The two women, who both attended Smith, but did not meet there, toyed with the idea of going to Massachusetts to wed, but have decided to wait until the same-sex marriage lawsuit in New Jersey is resolved.

“What we’re doing with gay marriage is as old as time—making relationships, creating families—but what’s new for some people is the idea that gay people can create families,” St. George said. “We’re doing the same thing you people are doing, just with different plumbing.”

St. George’s style is as humorous as the T-shirt she hawks on her Web site. Inspired by the Cole Porter tune, “I Hate Men” from “Kiss Me Kate,” the shirt reads, “I don’t hate men, I just don’t date men.”

“I was putting together a show, and looking for a new song, and had heard a duet between Danny Kaye and Eve Arden in another Cole Porter musical that was ‘Let’s Talk About Love,’ and then Arden sings, ‘Let’s Not Talk About Love.’ So my musical director Paul Katz says, ‘Why don’t you sing “I Hate Men”?’ And I answered, ‘I don’t hate men, I just don’t date men.’ We both knew right then it had to end up on a T-shirt,” she recalled.

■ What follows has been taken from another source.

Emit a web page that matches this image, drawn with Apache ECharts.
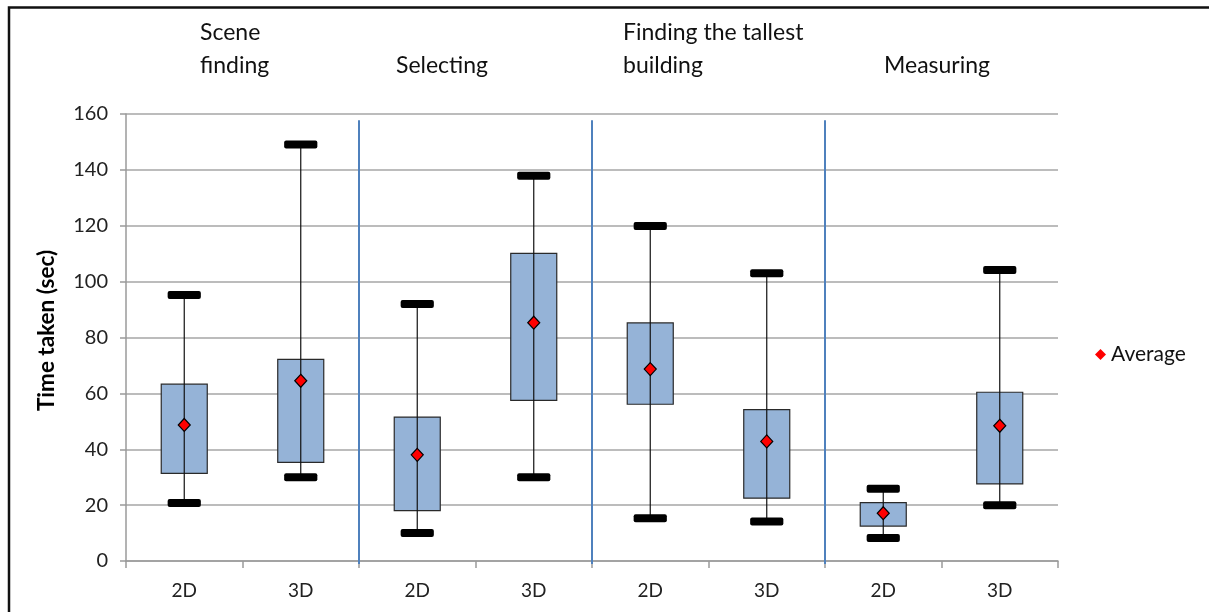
<!DOCTYPE html>
<html>
<head>
<meta charset="utf-8">
<script src="https://cdn.jsdelivr.net/npm/echarts@6/dist/echarts.min.js"></script>
<style>
  html, body { margin: 0; padding: 0; background: #fff; }
  #chart { width: 1209px; height: 612px; }
</style>
</head>
<body>
<div id="chart"></div>
<script>
// Task completion times per condition (seconds)
const categories = ['2D', '3D', '2D', '3D', '2D', '3D', '2D', '3D'];
const taskNames = [['Scene', 'finding'], ['Selecting'], ['Finding the tallest', 'building'], ['Measuring']];
const minVals = [20.8, 30.0, 10.0, 30.0, 15.3, 14.1, 8.2, 20.0];
const q1Vals  = [31.4, 35.3, 18.0, 57.5, 56.1, 22.5, 12.5, 27.6];
const q3Vals  = [63.3, 72.2, 51.5, 110.1, 85.2, 54.2, 20.9, 60.4];
const maxVals = [95.2, 149.1, 92.0, 137.9, 119.9, 103.0, 25.9, 104.2];
const avgVals = [48.7, 64.5, 38.0, 85.3, 68.7, 42.8, 17.1, 48.4];
const yTicks  = [0, 20, 40, 60, 80, 100, 120, 140, 160];
const separatorAfter = [1, 3, 5];   // category index after which a task group ends

const FONT = 'Lato';
const boxData = categories.map((c, i) => [i, minVals[i], q1Vals[i], q3Vals[i], maxVals[i]]);
const avgData = categories.map((c, i) => [i, avgVals[i]]);

// Left edges of the task titles above the plot
const titleLeft = [200, 396, 623, 884];

const chart = echarts.init(document.getElementById('chart'));

const titleGraphics = taskNames.map((lines, i) => ({
  type: 'text',
  left: titleLeft[i],
  bottom: 612 - 82,
  style: {
    text: lines.join('\n'),
    font: '23px ' + FONT,
    fill: '#111',
    lineHeight: 33,
    textAlign: 'left'
  }
}));

chart.setOption({
  animation: false,
  grid: { left: 126, right: 151, top: 114, bottom: 51, containLabel: false },
  legend: {
    data: [{ name: 'Average', icon: 'diamond', itemStyle: { color: '#FF0000', borderWidth: 0 } }],
    left: 1090, top: 339,
    itemWidth: 11, itemHeight: 11, itemGap: 6,
    textStyle: { fontFamily: FONT, fontSize: 21, color: '#111' }
  },
  xAxis: {
    type: 'category',
    data: categories,
    boundaryGap: true,
    axisLine: { lineStyle: { color: '#9a9a9a', width: 1.5 } },
    axisTick: { show: true, length: 7, lineStyle: { color: '#9a9a9a', width: 1.5 } },
    axisLabel: { fontFamily: FONT, fontSize: 19, color: '#222', margin: 20 },
    splitLine: { show: false }
  },
  yAxis: {
    type: 'value',
    min: 0, max: 160, interval: 20,
    name: 'Time taken (sec)',
    nameLocation: 'middle',
    nameGap: 68,
    nameRotate: 90,
    nameTextStyle: { fontFamily: FONT, fontSize: 22.5, fontWeight: 'bold', color: '#000', padding: [0, 0, 0, 14] },
    axisLine: { show: true, lineStyle: { color: '#9a9a9a', width: 1.5 } },
    axisTick: { show: true, length: 6, lineStyle: { color: '#9a9a9a', width: 1.5 } },
    axisLabel: {
      fontFamily: FONT, fontSize: 20, color: '#222', margin: 18,
      formatter: v => (yTicks.indexOf(v) >= 0 ? String(v) : '')
    },
    splitLine: { show: true, lineStyle: { color: '#a6a6a6', width: 1.5 } }
  },
  graphic: [
    // open frame line along the top and left edges
    { type: 'polyline', shape: { points: [[9, 612], [9, 7.5], [1209, 7.5]] },
      style: { stroke: '#111', lineWidth: 2.5, fill: null }, silent: true },
    ...titleGraphics
  ],
  series: [
    {
      // vertical separators between task groups
      type: 'custom',
      z: 3,
      silent: true,
      data: separatorAfter.map(i => [i]),
      renderItem: (params, api) => {
        const half = api.size([1, 0])[0] / 2;
        const top = api.coord([api.value(0), 157.8]);
        const bot = api.coord([api.value(0), 0]);
        const x = top[0] + half;
        return {
          type: 'line',
          shape: { x1: x, y1: top[1], x2: x, y2: bot[1] + 3 },
          style: { stroke: '#4F81BD', lineWidth: 2 }
        };
      }
    },
    {
      // box with whisker and caps
      type: 'custom',
      z: 4,
      data: boxData,
      renderItem: (params, api) => {
        const i = api.value(0);
        const band = api.size([1, 0])[0];
        const pMin = api.coord([i, api.value(1)]);
        const pQ1 = api.coord([i, api.value(2)]);
        const pQ3 = api.coord([i, api.value(3)]);
        const pMax = api.coord([i, api.value(4)]);
        const cx = pMin[0];
        const bw = band * 0.395;
        const cw = band * 0.285;
        const ch = 8;
        return {
          type: 'group',
          children: [
            { type: 'rect', shape: { x: cx - bw / 2, y: pQ3[1], width: bw, height: pQ1[1] - pQ3[1] },
              style: { fill: '#95B3D7', stroke: '#2a2a2a', lineWidth: 1.2 } },
            { type: 'line', shape: { x1: cx, y1: pMax[1], x2: cx, y2: pMin[1] },
              style: { stroke: '#111', lineWidth: 1.2 } },
            { type: 'rect', shape: { x: cx - cw / 2, y: pMax[1] - ch / 2, width: cw, height: ch, r: 2 },
              style: { fill: '#000' } },
            { type: 'rect', shape: { x: cx - cw / 2, y: pMin[1] - ch / 2, width: cw, height: ch, r: 2 },
              style: { fill: '#000' } }
          ]
        };
      }
    },
    {
      name: 'Average',
      type: 'scatter',
      z: 6,
      data: avgData,
      symbol: 'diamond',
      symbolSize: [12, 13],
      itemStyle: { color: '#FF0000', borderColor: '#000', borderWidth: 1.2, opacity: 1 }
    }
  ]
});
</script>
</body>
</html>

St. George brings a conscious blend of activism and humor to “The Girl That I Marry.” Her show starts with songs about love and marriage, because, as she says, “those things are universal.” It moves midstream into “Legalize My Name,” from a 40s show about African Americans in St. Louis who have sex, but don’t get married, something “which only African Americans in the 40s could do,” St. George said with a laugh, alluding to popular culture codes of the era.

“But one character wants her boyfriend to marry her, and says, ‘If you prize me, notarize me.’ And I thought of domestic partners, because you have to get that notarized,” said St. George. “So that is the initial statement I make about gay marriage. She is singing to her boyfriend, but I am singing to the government, and to society. Basically, whenever I say something activist or polemical, I try hard to say it in a funny way… If you touch someone like that through music, I think you get to them on some level.”

St. George has mastered the standards, sometimes changing the words, singing, “I need an old-fashioned lesbian love story, for an old-fashioned dyke like me,” from an Off Broadway production of “The Wild Party,” a rendition she calls “bawdy.” She sings “More I Cannot Wish You” from “Guys & Dolls,” the song her father wanted to play at her wedding.

“I love the music I sing, and one of my favorites in this show is off a 70s Alberta Hunter Broadway show, called ‘An Old-Fashioned Love,’” St. George said. “To me, that sounds fresh, and says exactly what I want to say. I suppose I could turn it into a Whitney Houston-style power ballad, but I think this music stands on its own.”

St. George says she enjoys updating music to fit her shows, describing the sound as, “not hoppy, but more modern. My music director Janice Freeman calls it hipper. I’m not singing these songs like they are museum pieces, I am singing them like they belong today.”

St. George draws the line, however, at Sondheim, saying, “I don’t take liberties… he knows what he’s doing.”

“I think there’s not anything like it out there, that combines political satire, cool music… and there’s moving bits, too,” St. George said with a smile about her repertoire.